NHS Trust acquitted for corporate manslaughter in landmark ruling

Topics covered: Ridouts professional advice

Justice Coulson has thrown out the case against Maidstone and Tunbridge Wells NHS Trust for corporate manslaughter and the corresponding gross negligence manslaughter case against the doctor involved. The Trust was acquitted following instructions from the judge to the jury to return with a not guilty verdict late yesterday afternoon.

The case involved the death of a 30-year old woman who lost over 2 litres of blood shortly after giving birth. She was operated on under anaesthetic and went into cardiac arrest from which she died.

This was the first prosecution of an NHS Trust on the charge of corporate manslaughter. The Judge called an end to the trial after finding that it would be “unfair and unsafe” to leave the decision to the jury. He held that there was insufficient evidence put forward by the prosecution to find that the Trust or the doctor involved had any case to answer.
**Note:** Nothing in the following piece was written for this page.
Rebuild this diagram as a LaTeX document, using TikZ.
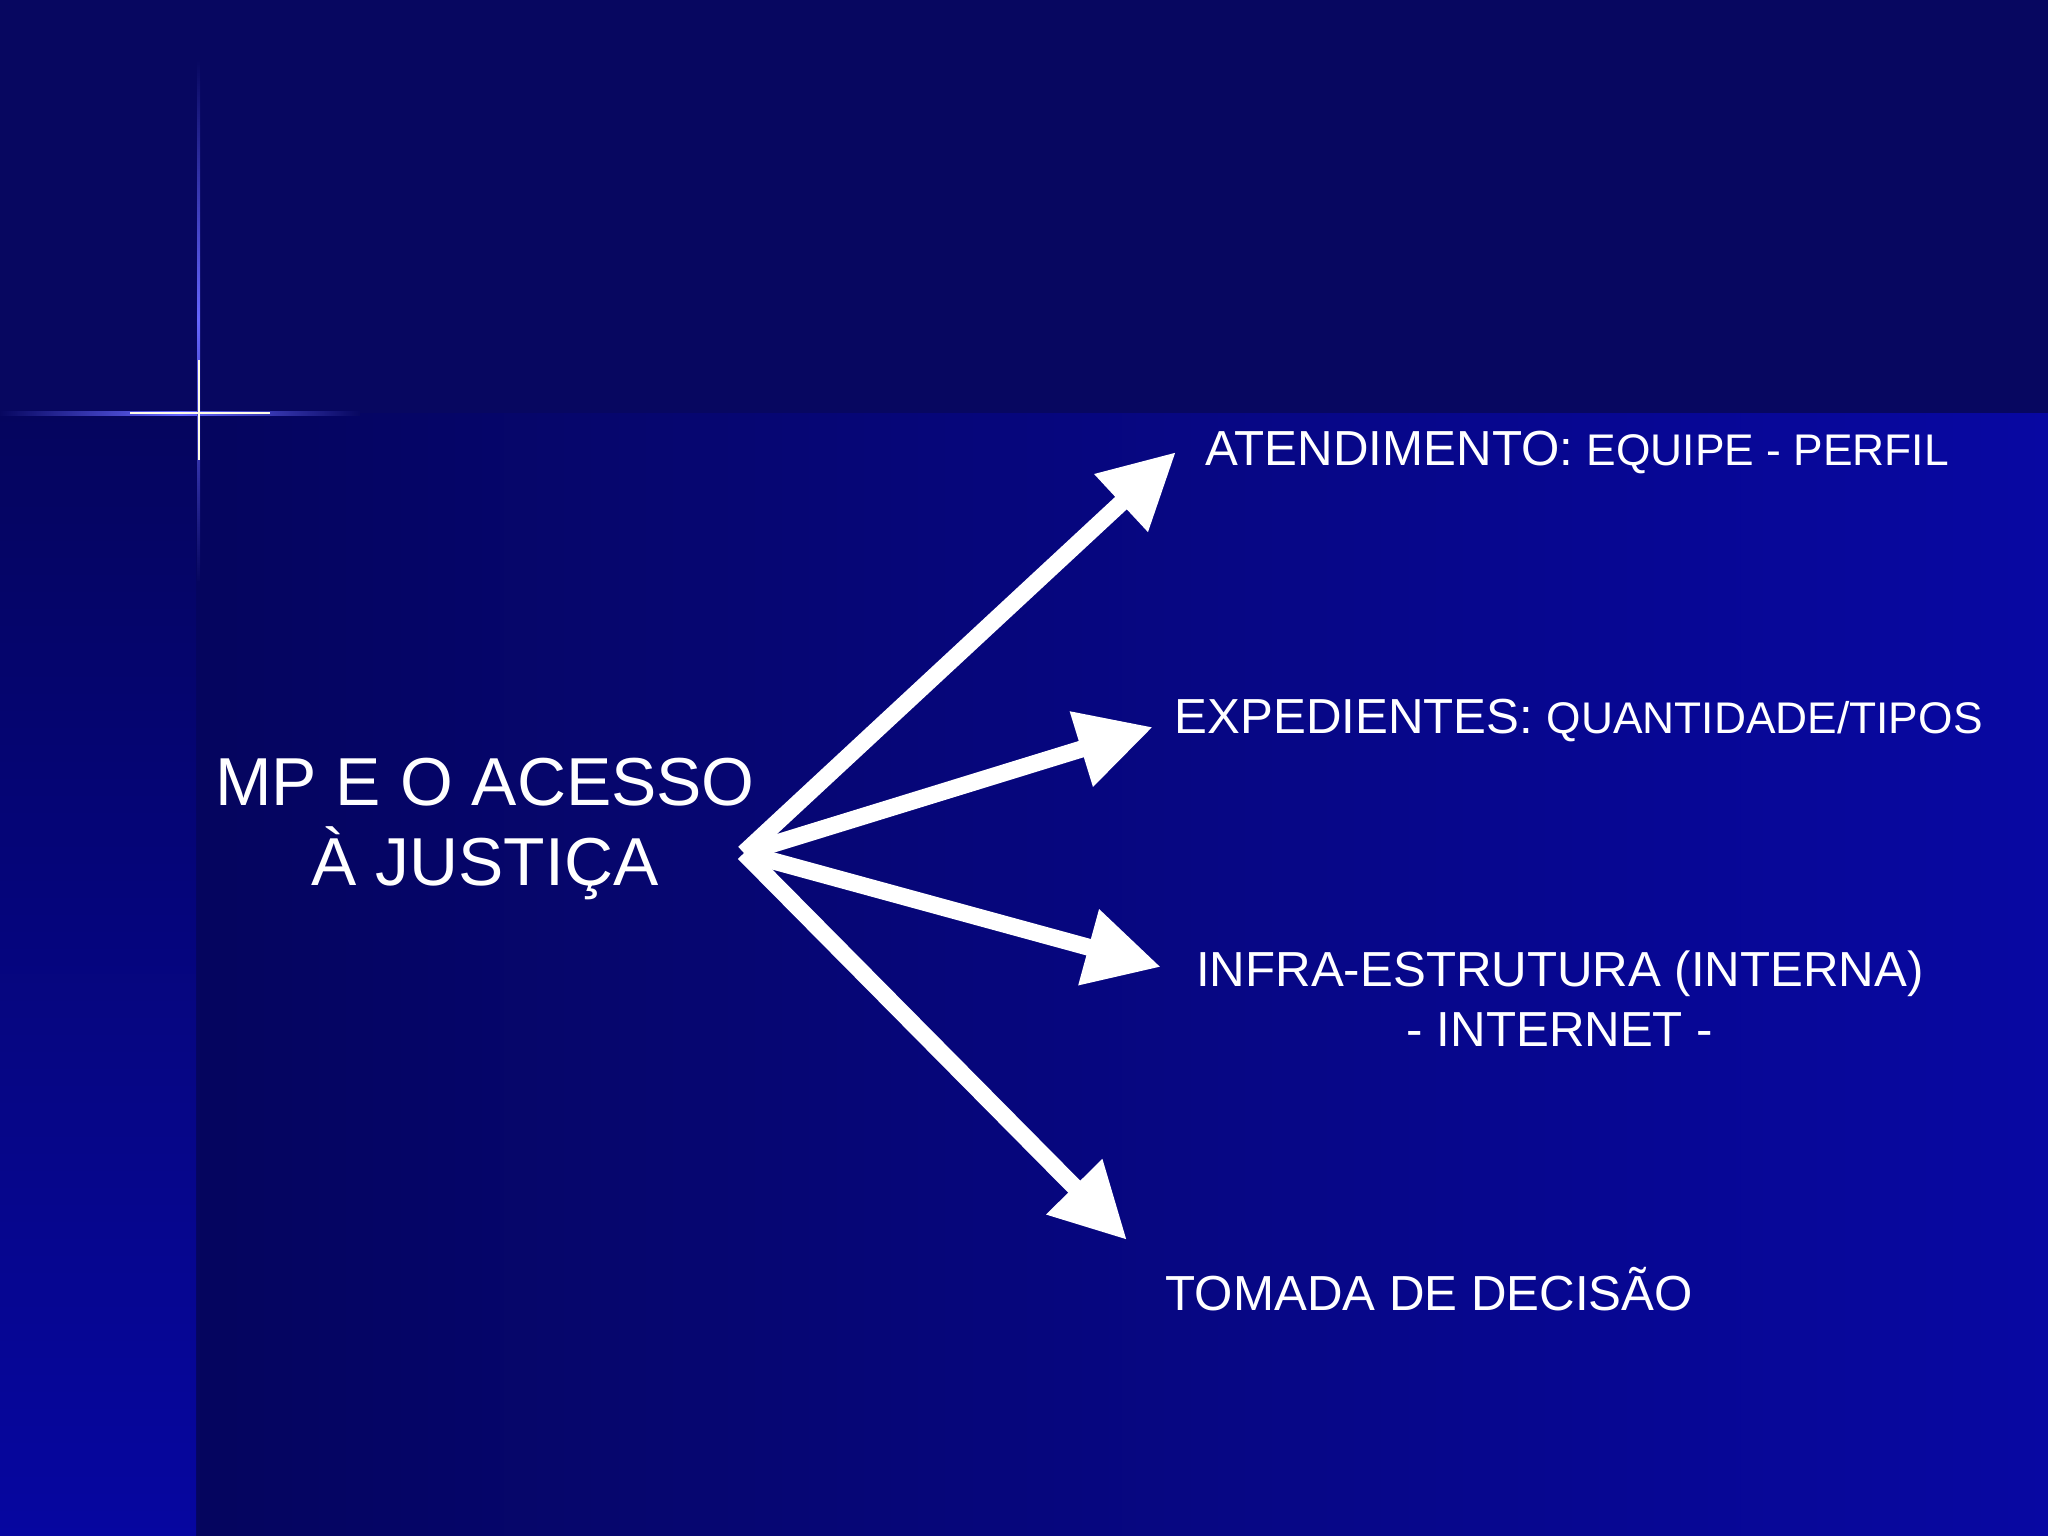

The threshold to be met for corporate manslaughter (for corporate bodies) and gross negligence manslaughter (for individuals) is a particularly high one. In particular in relation to corporate manslaughter it must be found that the way that the company’s affairs are managed or organised has caused the death of a person; and this involved a gross breach of a duty of care owed to the deceased.

It would appear now that the case put forward by the Crown Prosecution Service had little demonstrable merit. The case must have been so woefully inadequate that the judge saw no other option than to throw it out. All that seems to remain are the questions that should now be put to the CPS for bringing the case without sufficient evidence to meet the test.

The massive fees that would have amounted in the two week trial and pre-trial hearings could now be paid for by the CPS as the defendants have stated that they may seek costs orders.

The conduct of the Crown Prosecution Service in bringing about this misconceived prosecution is clearly now in the spotlight. This prosecution has arguably done more harm than good to the family of the deceased and some will argue that more care should be taken at pre-trial stage to avoid insufficiently-evidenced cases going through the courts at great public cost.